3,000 children play the violin at the 52nd Suzuki Method Grand Concert in Tokyo, 2009.
Kazuhiro Nogi / Getty Images

As violinists mature, they come to take on more responsibility for their careers. As teenagers they have to recommit to the soloist path, with the vast majority of them withdrawing from traditional schooling to clear time for practice and competition travel. They must maintain a teachable bearing under intense and often authoritarian pressure while also developing style and personality. They must learn to perform in front of audiences with poise and manage the disappointment that comes with losing and an intensely political system. Wagner bookends her story with a 16-year-old who, outraged at a rigged competition, goes off script and plays the piece she wants instead of the one she’s told, thereby risking her whole career. Some competition judges prefer Russians, some prefer pretty girls, and all of them prefer their own students. Playing the violin with world-class skill is just one of many challenges that soloist students face, not least of which is the common knowledge that almost every one of them will fail.

Hanging over Wagner’s project are dispiriting odds. She is a participant-observer in her own research; not only is Wagner a former musician, she is the parent of a child in violin soloist training. Although she doesn’t interrogate her own family in the text proper, with a few changes Producing Excellence could be an experimental novel about a mother who comes to realize through her research that she has made the gravest of errors. In the Appendix, Wagner allows for some self-examination:

When my position as a research worker opened the possibility for me seeing my world from a different point of view, I developed profoundly mixed emotions. It was frightening to be more fully aware of a world where competition is strong and the market is saturated. I came to realize the stakes that participants of that world—including my son—were up against… The sociologist in me was overjoyed—the mother in me panic-stricken. I tried to retreat and find ways for my son to leave this milieu and find another field of study and work. But I failed, for the bonds between him and the soloist elite were too tightly wound for his escape.

It’s a heartbreaking passage, and the scholarly product feels at that moment like poor consolation. Wagner has detailed up to his point the psychological effects immersion into the world of elite violin can have, including the erroneous belief instilled in participants that nothing else matters and anyone who doesn’t make it as a soloist is a complete failure as a person. Having subjected her son to a life of what she now knows is effectively (and effective) brainwashing, Wagner knows better. She knows that in all likelihood her son—if he’s lucky—will play violin in an orchestra and/or teach children, feeling forever second-rate. She also now knows that to an informed observer this outcome was predictable from the time her son could read.

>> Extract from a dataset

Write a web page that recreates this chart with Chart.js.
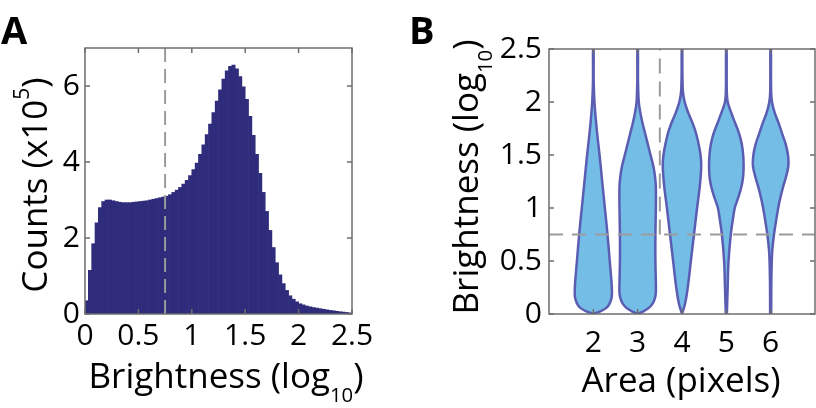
<!DOCTYPE html>
<html>
<head>
<meta charset="utf-8">
<script src="https://cdn.jsdelivr.net/npm/chart.js@4.4.1/dist/chart.umd.min.js"></script>
<style>
  html, body { margin: 0; padding: 0; background: #fff; }
  body { width: 816px; height: 408px; position: relative; overflow: hidden; font-family: 'Open Sans', sans-serif; }
  .panel { position: absolute; top: 0; width: 408px; height: 408px; }
  .lbl { position: absolute; font-size: 35px; line-height: 34px; height: 34px; white-space: nowrap; text-align: center; color: #000; }
  .lbl sup { font-size: 0.6em; vertical-align: baseline; position: relative; top: -0.85em; }
  .lbl sub { font-size: 0.58em; vertical-align: baseline; position: relative; top: 0.7em; }
  .rot { transform: rotate(-90deg); }
  .letter { position: absolute; font-size: 38px; line-height: 38px; font-weight: 700; color: #000; }
</style>
</head>
<body>
<div class="panel" style="left:0"><canvas id="histChart" width="408" height="408"></canvas></div>
<div class="panel" style="left:408px"><canvas id="violinChart" width="408" height="408"></canvas></div>

<div class="letter" style="left:1px; top:10px;">A</div>
<div class="letter" style="left:409px; top:10px;">B</div>
<div class="lbl rot" style="left:-116px; top:168px; width:300px;">Counts (x10<sup>5</sup>)</div>
<div class="lbl" style="left:26px; top:358px; width:400px;">Brightness (log<sub>10</sub>)</div>
<div class="lbl rot" style="left:315px; top:160px; width:300px;">Brightness (log<sub>10</sub>)</div>
<div class="lbl" style="left:481px; top:362px; width:400px;">Area (pixels)</div>

<script>
// --- panel A: brightness histogram (counts in units of 1e5) ---
const binStart = 0;
const binWidth = 0.03125;
const histCounts = [
  0.35, 1.15, 1.85, 2.4, 2.8, 2.96, 3.0, 3.0, 2.98, 2.96,
  2.94, 2.93, 2.93, 2.93, 2.94, 2.95, 2.96, 2.97, 2.98, 3.0,
  3.02, 3.04, 3.06, 3.08, 3.1, 3.14, 3.2, 3.26, 3.33, 3.42,
  3.52, 3.64, 3.8, 3.97, 4.2, 4.45, 4.72, 5.0, 5.3, 5.6,
  5.9, 6.18, 6.4, 6.52, 6.55, 6.45, 6.25, 5.98, 5.65, 5.2,
  4.7, 4.2, 3.7, 3.2, 2.7, 2.2, 1.75, 1.35, 1.03, 0.8,
  0.62, 0.48, 0.39, 0.32, 0.27, 0.24, 0.21, 0.19, 0.17, 0.155,
  0.14, 0.125, 0.11, 0.095, 0.085, 0.07, 0.06, 0.05, 0.04, 0.03
];
const brightnessTicks = [0, 0.5, 1, 1.5, 2, 2.5];
const countTicks = [0, 2, 4, 6];
const brightnessCut = 0.75;
const areaCut = 3.5;

// --- panel B: violin half-widths (x units) at brightness levels ---
const areaTicks = [2, 3, 4, 5, 6];
const violin2Y = [0, 0.03, 0.06, 0.1, 0.15, 0.2, 0.3, 0.5, 0.75, 1.0, 1.25, 1.5, 1.75, 2.0, 2.2, 2.5];
const violin2W = [0, 0.18, 0.30, 0.37, 0.41, 0.42, 0.41, 0.37, 0.32, 0.26, 0.2, 0.14, 0.075, 0.025, 0.008, 0.006];
const violin3Y = [0, 0.03, 0.06, 0.1, 0.15, 0.2, 0.3, 0.5, 0.75, 1.0, 1.2, 1.3, 1.4, 1.5, 1.6, 1.7, 1.8, 1.9, 2.0, 2.2, 2.5];
const violin3W = [0, 0.15, 0.26, 0.34, 0.39, 0.41, 0.41, 0.40, 0.40, 0.41, 0.41, 0.39, 0.35, 0.29, 0.23, 0.17, 0.11, 0.06, 0.025, 0.008, 0.006];
const violin4Y = [0, 0.1, 0.25, 0.5, 0.75, 1.0, 1.2, 1.35, 1.45, 1.55, 1.7, 1.8, 1.9, 2.0, 2.1, 2.3, 2.5];
const violin4W = [0, 0.07, 0.13, 0.2, 0.27, 0.34, 0.40, 0.43, 0.43, 0.40, 0.32, 0.24, 0.14, 0.06, 0.02, 0.008, 0.006];
const violin5Y = [0, 0.25, 0.5, 0.75, 0.9, 1.0, 1.1, 1.2, 1.3, 1.4, 1.5, 1.6, 1.7, 1.8, 1.9, 2.0, 2.1, 2.5];
const violin5W = [0.012, 0.03, 0.05, 0.1, 0.15, 0.19, 0.27, 0.34, 0.38, 0.39, 0.38, 0.35, 0.29, 0.2, 0.11, 0.03, 0.01, 0.006];
const violin6Y = [0, 0.3, 0.5, 0.62, 0.75, 0.9, 1.0, 1.1, 1.2, 1.3, 1.4, 1.5, 1.6, 1.7, 1.8, 1.9, 2.0, 2.1, 2.5];
const violin6W = [0.012, 0.015, 0.025, 0.04, 0.075, 0.13, 0.17, 0.22, 0.28, 0.35, 0.40, 0.39, 0.34, 0.26, 0.18, 0.09, 0.03, 0.01, 0.006];

const violinYs = [violin2Y, violin3Y, violin4Y, violin5Y, violin6Y];
const violinWs = [violin2W, violin3W, violin4W, violin5W, violin6W];

Chart.defaults.font.family = "'Open Sans', sans-serif";
Chart.defaults.color = '#000';
Chart.defaults.animation = false;

const dashGray = '#9b9b9b';
const tickFont = { size: 30 };
const plainLabel = v => String(v);

// box round the plot area with inward ticks on all four sides
const boxTicks = {
  id: 'boxTicks',
  afterDatasetsDraw(chart) {
    const { ctx, chartArea: a, scales: { x, y } } = chart;
    ctx.save();
    ctx.strokeStyle = '#6e6e6e';
    ctx.lineWidth = 1.5;
    ctx.strokeRect(a.left, a.top, a.right - a.left, a.bottom - a.top);
    ctx.beginPath();
    x.ticks.forEach(t => {
      const px = x.getPixelForValue(t.value);
      ctx.moveTo(px, a.bottom); ctx.lineTo(px, a.bottom - 5);
      ctx.moveTo(px, a.top); ctx.lineTo(px, a.top + 5);
    });
    y.ticks.forEach(t => {
      const py = y.getPixelForValue(t.value);
      ctx.moveTo(a.left, py); ctx.lineTo(a.left + 5, py);
      ctx.moveTo(a.right, py); ctx.lineTo(a.right - 5, py);
    });
    ctx.stroke();
    ctx.restore();
  }
};

const fixTicks = list => scale => { scale.ticks = list.map(v => ({ value: v })); };

// --- chart A ---
new Chart(document.getElementById('histChart'), {
  type: 'bar',
  data: {
    datasets: [
      {
        type: 'line',
        data: [{ x: brightnessCut, y: 0 }, { x: brightnessCut, y: 7 }],
        borderColor: dashGray,
        borderWidth: 2,
        borderDash: [14, 7],
        pointRadius: 0,
        order: 0
      },
      {
        data: histCounts.map((c, i) => ({ x: binStart + (i + 0.5) * binWidth, y: c })),
        backgroundColor: '#2f2c7c',
        borderWidth: 0,
        barPercentage: 1,
        categoryPercentage: 1,
        order: 1
      }
    ]
  },
  options: {
    responsive: false,
    layout: { padding: { top: 48, right: 56, bottom: 0, left: 0 } },
    plugins: { legend: { display: false }, tooltip: { enabled: false } },
    scales: {
      x: {
        type: 'linear',
        min: 0,
        max: 2.5,
        offset: false,
        afterBuildTicks: fixTicks(brightnessTicks),
        afterFit: s => { s.height = 94; },
        grid: { display: false, drawTicks: false },
        border: { display: false },
        ticks: { font: tickFont, padding: 4, maxRotation: 0, callback: plainLabel }
      },
      y: {
        min: 0,
        max: 7,
        afterBuildTicks: fixTicks(countTicks),
        afterFit: s => { s.width = 85; },
        grid: { display: false, drawTicks: false },
        border: { display: false },
        ticks: { font: tickFont, padding: 5, callback: plainLabel }
      }
    }
  },
  plugins: [boxTicks]
});

// --- chart B ---
const violinSets = areaTicks.map((area, k) => {
  const ys = violinYs[k], ws = violinWs[k];
  const right = ys.map((y, i) => ({ x: area + ws[i], y }));
  const left = ys.map((y, i) => ({ x: area - ws[i], y })).reverse();
  return {
    data: right.concat(left),
    borderColor: '#5a5db2',
    backgroundColor: '#74bde6',
    borderWidth: 2.5,
    fill: 'shape',
    tension: 0.35,
    pointRadius: 0,
    order: 1
  };
});

new Chart(document.getElementById('violinChart'), {
  type: 'line',
  data: {
    datasets: [
      {
        data: [{ x: 1, y: brightnessCut }, { x: 7, y: brightnessCut }],
        borderColor: dashGray,
        borderWidth: 2,
        borderDash: [14, 9],
        pointRadius: 0,
        order: 0
      },
      {
        data: [{ x: areaCut, y: brightnessCut }, { x: areaCut, y: 2.5 }],
        borderColor: dashGray,
        borderWidth: 2,
        borderDash: [15, 8],
        pointRadius: 0,
        order: 0
      },
      ...violinSets
    ]
  },
  options: {
    responsive: false,
    layout: { padding: { top: 49, right: 1, bottom: 0, left: 0 } },
    plugins: { legend: { display: false }, tooltip: { enabled: false } },
    scales: {
      x: {
        type: 'linear',
        min: 1,
        max: 7,
        afterBuildTicks: fixTicks(areaTicks),
        afterFit: s => { s.height = 94; },
        grid: { display: false, drawTicks: false },
        border: { display: false },
        ticks: { font: tickFont, padding: 11, maxRotation: 0, callback: plainLabel }
      },
      y: {
        min: 0,
        max: 2.5,
        afterBuildTicks: fixTicks(brightnessTicks),
        afterFit: s => { s.width = 141; },
        grid: { display: false, drawTicks: false },
        border: { display: false },
        ticks: { font: tickFont, padding: 7, callback: plainLabel }
      }
    }
  },
  plugins: [boxTicks]
});
</script>
</body>
</html>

“According to my observations,” Wagner writes, “parents in all categories [of musical experience] tend to believe that their child’s talent will enable them to prevail in the struggle that is the consequence of a saturated market.” The narrative of the child prodigy bewitches parents, and not just when it comes to music. We’re taught that the cost of genius is instability or underdevelopment in other areas, but we rarely hear about the people who finish third through tenth. Also-rans make up the vast majority in every race, but in any field of elite competition the losers have to subject themselves to the same work, same costs, same instability, same underdevelopment, but without the glory or affirmation that come with making it. We like to believe that the winners were that much better or tried that much harder, but the difference between the two is often an arbitrary twist of fate or a powerful person’s whim.

I believe glory and virtuosity are worthwhile pursuits, and a world without them would be lesser. However, for a society to cross the line from nurturing into producing excellence is to incur grave costs. Production turns raw material into waste and product, and in a competitive system both waste and product are people who, despite what they’re told, have value. It’s a myth that there’s anything parents, teachers, or kids themselves can do or be that will ensure they emerge from such a lifelong contest as wheat and not chaff. Machines that produce excellence in reality produce, principally, failure. To feed your child into the mouth of such a machine isn’t just an extreme act of faith, it’s a terrible miscalculation.